An Amenra concert is often described as a menacing total experience (after all, visual projections are invariably used as well) that grabs you by the throat, bewilders, but above all enlightens and liberates. The band brings equal amounts of intensity in front of their usual wall of amplifiers as in an intimate, acoustic setting. That overall experience cannot only be felt live, as their videos, artwork and all things Amenra are invariably enhanced by a powerful and recognizable aesthetic and visual framework.

This visual language emerged from collaborations with artists from their own art collective, the ‘Church of Ra’, but also with prominent Belgian artists such as Berlinde De Bruyckere, Michaël Borremans or Willy Vanderperre. Amenra has thus become much more than just that intense live band: they have developed a network in which, together with like-minded visual artists, they provide a reinforcing aesthetic layer.

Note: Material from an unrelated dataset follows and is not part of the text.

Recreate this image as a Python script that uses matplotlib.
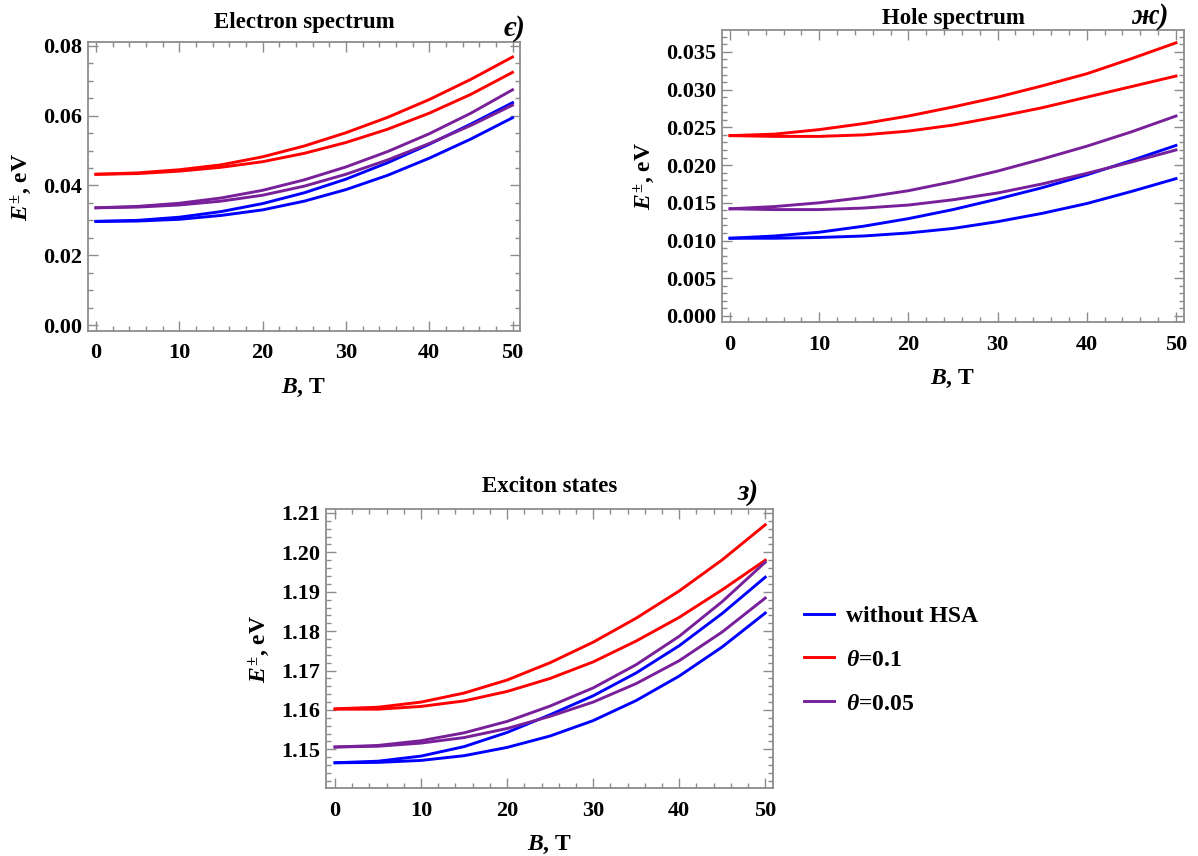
import matplotlib
matplotlib.use("Agg")
import matplotlib.pyplot as plt
from matplotlib.ticker import FixedLocator, MultipleLocator, FormatStrFormatter

plt.rcParams['font.family'] = ['Liberation Serif', 'DejaVu Serif']
plt.rcParams['font.weight'] = 'bold'
plt.rcParams['mathtext.fontset'] = 'custom'
plt.rcParams['mathtext.rm'] = 'Liberation Serif:bold'
plt.rcParams['mathtext.it'] = 'Liberation Serif:italic:bold'
plt.rcParams['mathtext.bf'] = 'Liberation Serif:bold'

# magnetic field, T
B = [0, 5, 10, 15, 20, 25, 30, 35, 40, 45, 50]

# electron spectrum, eV
el_red_up = [0.0432, 0.0436, 0.0445, 0.0459, 0.0482, 0.0513, 0.0551, 0.0595, 0.0646, 0.0704, 0.0768]
el_red_lo = [0.0432, 0.0434, 0.0441, 0.0452, 0.0468, 0.0492, 0.0523, 0.0561, 0.0607, 0.0661, 0.0724]
el_pur_up = [0.0336, 0.0340, 0.0349, 0.0364, 0.0386, 0.0416, 0.0453, 0.0497, 0.0548, 0.0607, 0.0674]
el_pur_lo = [0.0336, 0.0338, 0.0344, 0.0355, 0.0372, 0.0398, 0.0432, 0.0473, 0.0520, 0.0572, 0.0630]
el_blu_up = [0.0297, 0.0300, 0.0309, 0.0325, 0.0348, 0.0379, 0.0418, 0.0465, 0.0518, 0.0576, 0.0637]
el_blu_lo = [0.0297, 0.0298, 0.0303, 0.0314, 0.0330, 0.0355, 0.0388, 0.0429, 0.0478, 0.0533, 0.0594]

# hole spectrum, eV
ho_red_up = [0.0239, 0.0241, 0.0247, 0.0255, 0.0265, 0.0277, 0.0290, 0.0305, 0.0321, 0.0341, 0.0362]
ho_red_lo = [0.0239, 0.0238, 0.0238, 0.0240, 0.0245, 0.0253, 0.0264, 0.0276, 0.0290, 0.0304, 0.0318]
ho_pur_up = [0.0142, 0.0145, 0.0150, 0.0157, 0.0166, 0.0178, 0.0192, 0.0208, 0.0225, 0.0244, 0.0265]
ho_pur_lo = [0.0142, 0.0141, 0.0141, 0.0143, 0.0147, 0.0154, 0.0163, 0.0175, 0.0189, 0.0204, 0.0220]
ho_blu_up = [0.0103, 0.0106, 0.0111, 0.0119, 0.0129, 0.0141, 0.0155, 0.0170, 0.0187, 0.0206, 0.0226]
ho_blu_lo = [0.0103, 0.0103, 0.0104, 0.0106, 0.0110, 0.0116, 0.0125, 0.0136, 0.0149, 0.0165, 0.0182]

# exciton states, eV
ex_red_up = [1.1603, 1.1607, 1.1620, 1.1643, 1.1676, 1.1720, 1.1772, 1.1833, 1.1902, 1.1981, 1.2070]
ex_red_lo = [1.1602, 1.1602, 1.1609, 1.1623, 1.1647, 1.1680, 1.1722, 1.1775, 1.1835, 1.1905, 1.1980]
ex_pur_up = [1.1506, 1.1510, 1.1522, 1.1542, 1.1571, 1.1610, 1.1656, 1.1715, 1.1787, 1.1875, 1.1975]
ex_pur_lo = [1.1506, 1.1508, 1.1516, 1.1530, 1.1553, 1.1584, 1.1620, 1.1667, 1.1725, 1.1798, 1.1884]
ex_blu_up = [1.1466, 1.1470, 1.1483, 1.1507, 1.1543, 1.1588, 1.1636, 1.1694, 1.1763, 1.1845, 1.1937]
ex_blu_lo = [1.1466, 1.1467, 1.1472, 1.1484, 1.1505, 1.1534, 1.1573, 1.1624, 1.1686, 1.1760, 1.1846]

labels = ['without HSA', r'$\theta$=0.1', r'$\theta$=0.05']
c_blue = '#0000ff'
c_red = '#ff0000'
c_pur = '#78209a'
frame_col = '#8c8c8c'
lw = 2.1
W, H = 1198, 856

fig = plt.figure(figsize=(W / 100, H / 100), dpi=100)
fig.patch.set_facecolor('white')


def box(l, t, r, b):
    return [l / W, 1 - b / H, (r - l) / W, (b - t) / H]


def style(ax, yticks, ymin, fmt):
    for s in ax.spines.values():
        s.set_color(frame_col)
        s.set_linewidth(1.3)
    ax.xaxis.set_major_locator(FixedLocator([0, 10, 20, 30, 40, 50]))
    ax.xaxis.set_minor_locator(MultipleLocator(2))
    ax.yaxis.set_major_locator(FixedLocator(yticks))
    ax.yaxis.set_minor_locator(MultipleLocator(ymin))
    ax.yaxis.set_major_formatter(FormatStrFormatter(fmt))
    ax.tick_params(which='both', direction='in', top=True, right=True,
                   color=frame_col, labelsize=16, width=1)
    ax.tick_params(which='major', length=7)
    ax.tick_params(which='minor', length=3.5)
    ax.tick_params(axis='x', pad=9)
    ax.tick_params(axis='y', pad=4)
    for lab in ax.get_xticklabels() + ax.get_yticklabels():
        lab.set_fontweight('bold')
    ax.set_xlabel(r'$B$, T', fontsize=17, fontweight='bold', labelpad=10)
    ax.set_ylabel(r'$E^{\pm}$, eV', fontsize=17, fontweight='bold', labelpad=7)


def curves(ax, ru, rl, pu, pl, bu, bl):
    ax.plot(B, bu, color=c_blue, lw=lw, label=labels[0])
    ax.plot(B, bl, color=c_blue, lw=lw)
    ax.plot(B, ru, color=c_red, lw=lw, label=labels[1])
    ax.plot(B, rl, color=c_red, lw=lw)
    ax.plot(B, pu, color=c_pur, lw=lw, label=labels[2])
    ax.plot(B, pl, color=c_pur, lw=lw)


# electron
ax1 = fig.add_axes(box(88, 42, 520, 331))
curves(ax1, el_red_up, el_red_lo, el_pur_up, el_pur_lo, el_blu_up, el_blu_lo)
ax1.set_xlim(-0.95, 50.9)
ax1.set_ylim(-0.0017, 0.0811)
style(ax1, [0.0, 0.02, 0.04, 0.06, 0.08], 0.005, '%.2f')
ax1.set_title('Electron spectrum', fontsize=16.5, fontweight='bold', pad=10)

# hole
ax2 = fig.add_axes(box(722, 30, 1184, 322))
curves(ax2, ho_red_up, ho_red_lo, ho_pur_up, ho_pur_lo, ho_blu_up, ho_blu_lo)
ax2.set_xlim(-0.9, 50.9)
ax2.set_ylim(-0.0008, 0.0379)
style(ax2, [0.0, 0.005, 0.01, 0.015, 0.02, 0.025, 0.03, 0.035], 0.001, '%.3f')
ax2.set_title('Hole spectrum', fontsize=16.5, fontweight='bold', pad=4)

# exciton
ax3 = fig.add_axes(box(326, 509, 773, 788))
curves(ax3, ex_red_up, ex_red_lo, ex_pur_up, ex_pur_lo, ex_blu_up, ex_blu_lo)
ax3.set_xlim(-1.05, 50.9)
ax3.set_ylim(1.1402, 1.211)
style(ax3, [1.15, 1.16, 1.17, 1.18, 1.19, 1.20, 1.21], 0.002, '%.2f')
ax3.set_title('Exciton states', fontsize=16.5, fontweight='bold', pad=12)

leg = ax3.legend(loc='upper left', bbox_to_anchor=(783 / W, 1 - 584 / H),
                 bbox_transform=fig.transFigure, frameon=False,
                 prop={'family': 'Liberation Serif', 'weight': 'bold', 'size': 17},
                 handlelength=1.25, handletextpad=0.5, labelspacing=0.95)

# panel letters
for txt, x, y in [('є)', 515, 28), ('ж)', 1150, 17), ('з)', 748, 493)]:
    fig.text(x / W, 1 - y / H, txt, fontsize=21, fontstyle='italic',
             fontweight='bold', ha='center', va='center')

fig.savefig('out.png', dpi=100, facecolor='white')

Since the release of Mass VI, they have not only toured extensively in Europe, the United States, Central and South America, Oceania and Japan, the band has also plunged into a number of unique projects that bring together various artistic disciplines, providing the audience with a more unique experience than a typical concert visit.

Some examples of this are the GoneWest project to commemorate World War I, where Amenra performed a “gesamtkunstwerk” with video and live Butoh dance by Imre Thormann in the Belgian town of Diksmuide and proved to be the perfect band to darkness into light to celebrate the future and celebrate peace.

Another project that demonstrates the interdisciplinary collaborations Amenra is venturing into is AMEN & BEYOND. For this, the Vooruit Arts Center of the Belgian city Ghent has invited Barbara Raes of Beyond the Spoken (a workshop for unrecognized loss) and Colin H. Van Eeckhout, singer of Amenra, as guest curators. The culmination of this programme was a fire ritual for the unrecognized loss of the inhabitants of Ghent. While the band performed specially written material for the occasion, Indonesian artist Toni Kanwa Adikusumah lead an incineration ceremony in which attendees could experience their individual grief collectively, partially dissolving it into a sense of belonging.

The music written for these diverse occasions lead to the release of Amenra’s latest album De Doorn (2021) on Relapse Records, and has sparked recognition for the band, both in its home country with performances at Rock Werchter, Belgium’s biggest music festival, and several sold-out shows at the legendary Ancienne Belgique venue in Brussels, as abroad, with more European and US tours to follow.